Why you should care about bonds even if everyone is talking about stocks

The US stock market gets all the attention, but the bond market is where the real fortunes are made. Chris Arnade, a former bond trader, describes the unsmiling, powerful markets that move companies and governments

On Wall Street, nearly everybody trades either stocks or bonds. Stock traders are the smiling guys with short hair, button-up blue Brooks Brother shirts, and dark navy pinstripe suits. Bond traders are the same guys, only without the smile.

Stocks do well when the world is doing well and bonds mostly do well when things are going badly. This makes bond traders widely disliked. It is not cool to smile when things are going badly for everyone else.

I traded bonds for 20 years. During that time, countless friends, relatives, friends of relatives, drunk strangers and strange drunks asked me: “What stock should I buy?”

Nobody asked me about bonds.
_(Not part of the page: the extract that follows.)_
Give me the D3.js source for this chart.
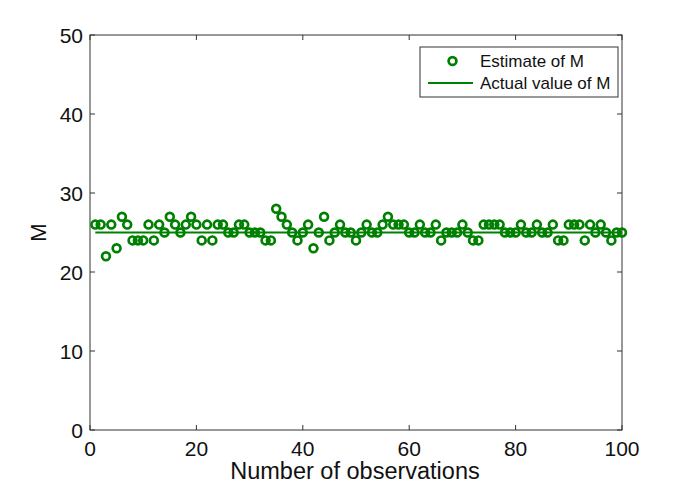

Maybe I should have smiled more.

Stocks seem easy. They are a single price that tells a story on how a company is doing: Apple at $100? Great! Bank of America at $15? Not so hot.

Bonds don’t seem easy. They have a yield, they have price, they have maturity, and they have a coupon. There are government bonds, there are corporate bonds, there are bonds issued by cities. Bonds are individual contracts to pay back a debt. They have a lot of moving parts.

Stocks are how you make money and bonds are how you borrow money. Everybody likes making money, nobody likes borrowing money.

bonds
Specialist Henry Becker, left, directs trading at the post that handles AIG on the floor of the New York stock exchange. Stocks extended their decline and bond prices jumped a day after Wall Street’s steady collapse on the week of the crisis.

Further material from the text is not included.